Why has it historically been so tough to keep House progressives standing strong and using the leverage of their voting bloc to extract concessions on important legislation the way Blue Dogs have been able to?
Part of the reason is that progressive elected officials occupy a portion of the political spectrum that generally leaves them insulated from most accountability to progressive voters. In other words, they're protected to some degree by the "where else are they gonna go?" factor.
That's why progressive grassroots activists have come to expect their elected officials to eventually and in most every case, end up making the "best deal we could get" argument in support of their ultimate abandonment of principles clearly stated in the earlier stages of the process. Like so:
“This is the best, most historic healthcare bill we’re going to get,” said Rep. James McGovern (D-Mass.), one of 60 liberals who’d signed a bill pledging to vote against a letter without a “robust,” Medicare-based public option. “At the end of the day, we have to pass something.”
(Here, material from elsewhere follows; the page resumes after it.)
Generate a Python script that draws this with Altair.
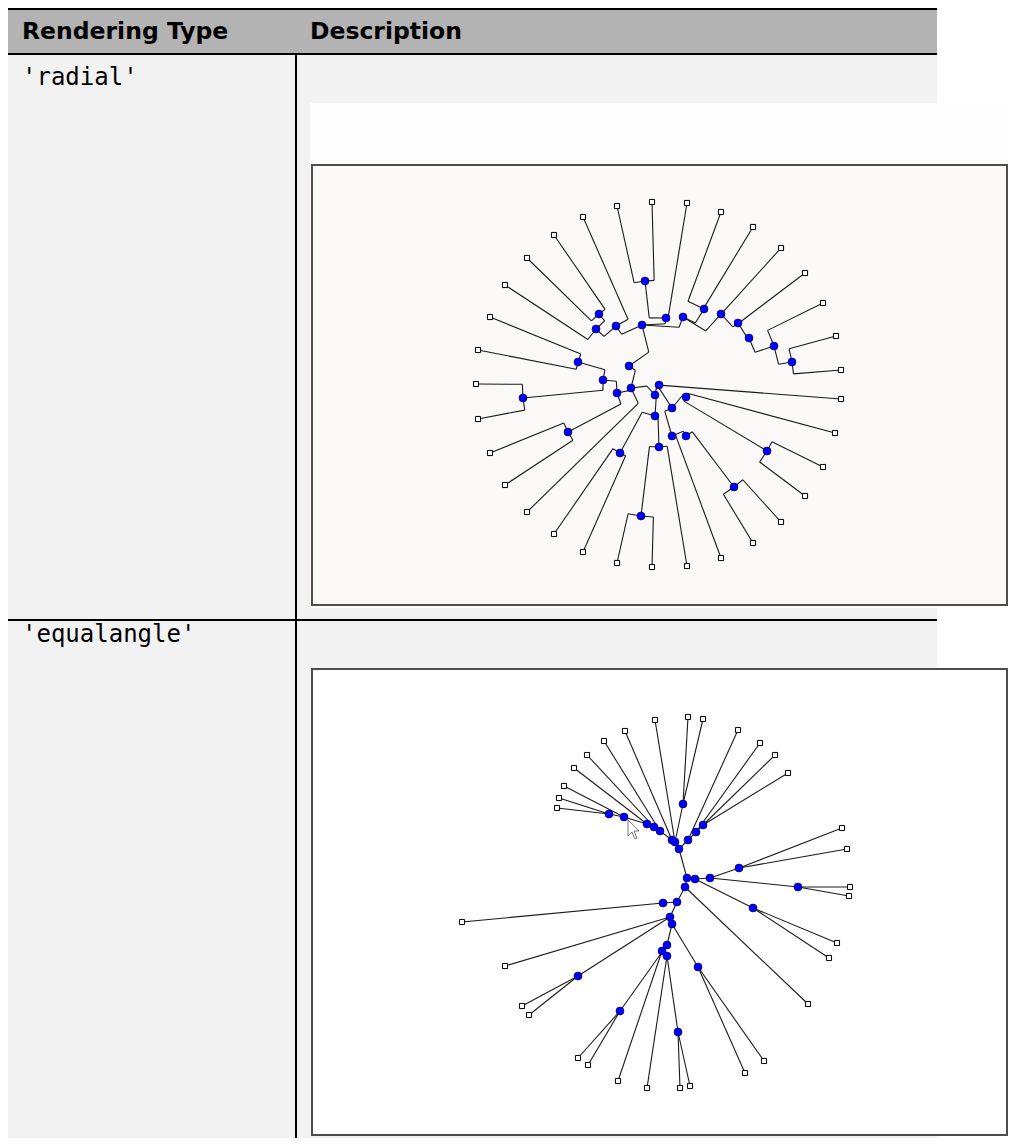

The article quoted above has accidentally reversed "bill" and "letter," obviously. McGovern was one of 60 liberals who signed a letter pledging to vote against a bill without a "robust" public option. But the whole point of the letter was to foreclose, to the extent possible, against eventually adopting the position that, "At the end of the day, we have to pass something." I mean, that was literally the entire point of the letter. And as expected, a week in advance of the vote, the signatories are dismissing the weight of their own signatures in off-the-cuff remarks.
Genius.
Now, ought it to be the position of House progressives next week that this bill and this rule are worth getting behind? For the sake of argument, let's say it is. The key part of the question, then is "next week." How do you guarantee that you'll lose any negotiation? Announce a week in advance of sitting down that you're willing to cave. McGovern obviously doesn't speak for the entire Progressive Caucus. But I'd feel an awful lot better if I could have ended that sentence after "McGovern doesn't speak." That would have been great, and we'd all have a lot less problems this week.
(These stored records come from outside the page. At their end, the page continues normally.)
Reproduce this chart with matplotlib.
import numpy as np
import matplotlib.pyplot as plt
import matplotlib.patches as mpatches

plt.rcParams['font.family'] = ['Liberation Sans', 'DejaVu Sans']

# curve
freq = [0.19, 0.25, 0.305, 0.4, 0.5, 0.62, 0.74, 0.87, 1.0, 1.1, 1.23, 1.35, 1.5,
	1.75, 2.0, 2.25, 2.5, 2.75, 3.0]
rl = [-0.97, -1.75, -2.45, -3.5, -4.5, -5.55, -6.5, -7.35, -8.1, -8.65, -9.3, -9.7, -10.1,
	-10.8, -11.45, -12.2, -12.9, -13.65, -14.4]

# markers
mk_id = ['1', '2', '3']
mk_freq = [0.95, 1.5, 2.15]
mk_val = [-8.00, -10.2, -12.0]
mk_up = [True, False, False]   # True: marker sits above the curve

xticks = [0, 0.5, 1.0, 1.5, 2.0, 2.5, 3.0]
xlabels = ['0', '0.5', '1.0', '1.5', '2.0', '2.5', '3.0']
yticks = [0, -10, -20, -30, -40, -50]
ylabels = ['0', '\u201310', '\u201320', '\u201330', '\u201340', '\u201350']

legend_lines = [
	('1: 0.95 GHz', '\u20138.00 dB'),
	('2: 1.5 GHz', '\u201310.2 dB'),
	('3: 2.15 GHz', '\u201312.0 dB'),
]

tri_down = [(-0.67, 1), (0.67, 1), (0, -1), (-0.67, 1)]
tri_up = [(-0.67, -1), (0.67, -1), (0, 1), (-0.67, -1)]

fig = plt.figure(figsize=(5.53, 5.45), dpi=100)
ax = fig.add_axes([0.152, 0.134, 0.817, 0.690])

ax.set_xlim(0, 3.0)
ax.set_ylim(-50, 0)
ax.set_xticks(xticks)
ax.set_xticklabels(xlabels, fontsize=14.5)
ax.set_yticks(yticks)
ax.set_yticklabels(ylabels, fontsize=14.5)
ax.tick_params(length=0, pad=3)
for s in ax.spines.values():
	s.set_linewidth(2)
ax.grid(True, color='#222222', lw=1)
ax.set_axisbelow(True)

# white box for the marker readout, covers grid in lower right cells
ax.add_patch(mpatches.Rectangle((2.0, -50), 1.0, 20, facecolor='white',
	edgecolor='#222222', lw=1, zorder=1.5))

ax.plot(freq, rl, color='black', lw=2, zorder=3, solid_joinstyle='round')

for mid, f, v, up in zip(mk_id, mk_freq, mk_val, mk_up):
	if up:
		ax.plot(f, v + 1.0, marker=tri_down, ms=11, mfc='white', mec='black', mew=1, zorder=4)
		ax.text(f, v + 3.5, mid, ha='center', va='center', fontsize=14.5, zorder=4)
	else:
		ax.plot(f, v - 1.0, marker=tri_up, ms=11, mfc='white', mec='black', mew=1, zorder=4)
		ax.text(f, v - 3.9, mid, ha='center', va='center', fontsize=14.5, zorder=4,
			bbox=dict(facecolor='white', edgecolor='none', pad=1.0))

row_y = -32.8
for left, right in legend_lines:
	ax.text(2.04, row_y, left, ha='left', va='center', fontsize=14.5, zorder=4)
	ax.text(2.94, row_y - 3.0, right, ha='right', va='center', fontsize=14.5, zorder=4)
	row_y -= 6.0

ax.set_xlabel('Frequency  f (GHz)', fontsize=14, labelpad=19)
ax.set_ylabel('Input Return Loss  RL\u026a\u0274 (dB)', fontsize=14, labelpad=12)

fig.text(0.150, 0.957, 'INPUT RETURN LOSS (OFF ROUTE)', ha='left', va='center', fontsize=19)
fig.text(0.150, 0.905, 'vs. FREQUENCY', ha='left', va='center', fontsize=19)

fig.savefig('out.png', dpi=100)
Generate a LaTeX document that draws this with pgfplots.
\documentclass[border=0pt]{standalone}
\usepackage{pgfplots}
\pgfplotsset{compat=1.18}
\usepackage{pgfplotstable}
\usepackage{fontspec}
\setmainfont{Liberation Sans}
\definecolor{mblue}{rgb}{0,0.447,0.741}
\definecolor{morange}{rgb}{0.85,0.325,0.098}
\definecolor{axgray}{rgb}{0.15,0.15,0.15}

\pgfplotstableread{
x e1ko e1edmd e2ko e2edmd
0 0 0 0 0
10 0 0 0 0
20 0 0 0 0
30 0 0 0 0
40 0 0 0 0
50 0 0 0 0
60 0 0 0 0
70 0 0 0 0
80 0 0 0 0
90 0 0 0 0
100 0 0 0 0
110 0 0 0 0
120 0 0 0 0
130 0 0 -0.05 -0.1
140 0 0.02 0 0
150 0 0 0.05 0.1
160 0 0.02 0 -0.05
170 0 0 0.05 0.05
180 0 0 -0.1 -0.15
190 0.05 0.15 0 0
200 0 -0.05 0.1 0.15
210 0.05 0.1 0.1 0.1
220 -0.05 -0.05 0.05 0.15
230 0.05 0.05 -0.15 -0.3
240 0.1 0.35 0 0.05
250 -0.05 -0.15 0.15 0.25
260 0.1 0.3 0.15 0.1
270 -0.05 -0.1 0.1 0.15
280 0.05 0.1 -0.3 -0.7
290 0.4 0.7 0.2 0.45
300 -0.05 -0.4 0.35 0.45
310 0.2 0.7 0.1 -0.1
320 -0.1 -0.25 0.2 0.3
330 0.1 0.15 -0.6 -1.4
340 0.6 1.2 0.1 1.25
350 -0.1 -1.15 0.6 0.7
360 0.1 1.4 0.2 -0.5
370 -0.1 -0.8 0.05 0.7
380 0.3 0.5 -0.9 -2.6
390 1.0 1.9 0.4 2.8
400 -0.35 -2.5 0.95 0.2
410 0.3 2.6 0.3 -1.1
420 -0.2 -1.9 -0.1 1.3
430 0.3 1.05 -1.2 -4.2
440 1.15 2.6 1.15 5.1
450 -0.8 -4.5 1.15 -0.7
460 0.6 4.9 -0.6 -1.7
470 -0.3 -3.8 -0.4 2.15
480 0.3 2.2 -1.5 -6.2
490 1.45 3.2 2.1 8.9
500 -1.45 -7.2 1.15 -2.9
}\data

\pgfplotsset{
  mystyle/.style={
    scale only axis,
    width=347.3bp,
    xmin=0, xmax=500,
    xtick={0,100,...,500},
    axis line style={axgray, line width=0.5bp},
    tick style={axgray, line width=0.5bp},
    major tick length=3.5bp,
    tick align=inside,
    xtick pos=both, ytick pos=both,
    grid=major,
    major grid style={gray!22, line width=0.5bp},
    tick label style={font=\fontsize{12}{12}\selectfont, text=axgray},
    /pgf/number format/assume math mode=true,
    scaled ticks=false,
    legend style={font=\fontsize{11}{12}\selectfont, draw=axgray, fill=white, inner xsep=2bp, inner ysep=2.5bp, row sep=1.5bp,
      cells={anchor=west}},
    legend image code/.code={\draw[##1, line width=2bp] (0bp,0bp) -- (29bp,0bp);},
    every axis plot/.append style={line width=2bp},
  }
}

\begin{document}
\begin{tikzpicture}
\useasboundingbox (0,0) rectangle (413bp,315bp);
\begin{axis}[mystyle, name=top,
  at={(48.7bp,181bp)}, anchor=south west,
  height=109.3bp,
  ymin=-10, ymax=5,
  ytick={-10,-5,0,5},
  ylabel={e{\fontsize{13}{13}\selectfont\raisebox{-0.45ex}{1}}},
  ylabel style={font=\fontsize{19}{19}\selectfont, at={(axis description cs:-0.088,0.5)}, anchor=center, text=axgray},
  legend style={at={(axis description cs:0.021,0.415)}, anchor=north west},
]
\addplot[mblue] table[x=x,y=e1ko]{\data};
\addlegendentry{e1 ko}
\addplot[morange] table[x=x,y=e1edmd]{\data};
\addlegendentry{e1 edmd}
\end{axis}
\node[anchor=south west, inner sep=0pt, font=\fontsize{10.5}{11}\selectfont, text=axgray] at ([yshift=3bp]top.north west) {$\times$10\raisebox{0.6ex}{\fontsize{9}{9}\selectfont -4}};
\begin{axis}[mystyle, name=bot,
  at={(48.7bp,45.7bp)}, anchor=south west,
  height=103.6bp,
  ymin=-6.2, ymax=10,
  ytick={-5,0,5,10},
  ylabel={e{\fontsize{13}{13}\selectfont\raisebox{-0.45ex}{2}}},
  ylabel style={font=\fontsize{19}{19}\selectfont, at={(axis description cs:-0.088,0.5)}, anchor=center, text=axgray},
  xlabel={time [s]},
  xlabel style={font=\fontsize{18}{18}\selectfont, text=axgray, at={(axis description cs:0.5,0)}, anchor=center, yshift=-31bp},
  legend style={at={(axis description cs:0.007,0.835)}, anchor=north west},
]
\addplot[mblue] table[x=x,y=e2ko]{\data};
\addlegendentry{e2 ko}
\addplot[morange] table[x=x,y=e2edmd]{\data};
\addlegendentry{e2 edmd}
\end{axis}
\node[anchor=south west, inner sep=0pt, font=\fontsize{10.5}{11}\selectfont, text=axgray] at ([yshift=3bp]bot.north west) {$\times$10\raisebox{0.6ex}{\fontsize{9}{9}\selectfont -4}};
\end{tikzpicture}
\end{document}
This is almost exactly the situation I had in mind in August at Netroots Nation when I asked progressive strategists and activists to think ahead to the end game, and about what our reaction ought to be when Members who'd apparently pledged to oppose any bill without a "robust" public option claimed they needed the latitude to do some other thing, ranging all the way up to... doing the exact opposite of that.
To some extent, this is a function of there being no universally accepted definition of either the public option or what it means for one to be "robust," at least not at the time that the pledges were solicited and the letter was signed. But there can be no doubt about the intent of those efforts. It was quite obviously an early effort to guard against public declarations like McGovern's, and to at least preserve the plausibility of the claim that the Progressive Caucus was in a position to demand concessions the way Blue Dogs always have been.
That's obviously going to require still more work on a cultural change in perceptions of the Progressive Caucus, including the perceptions held by actual members of that caucus.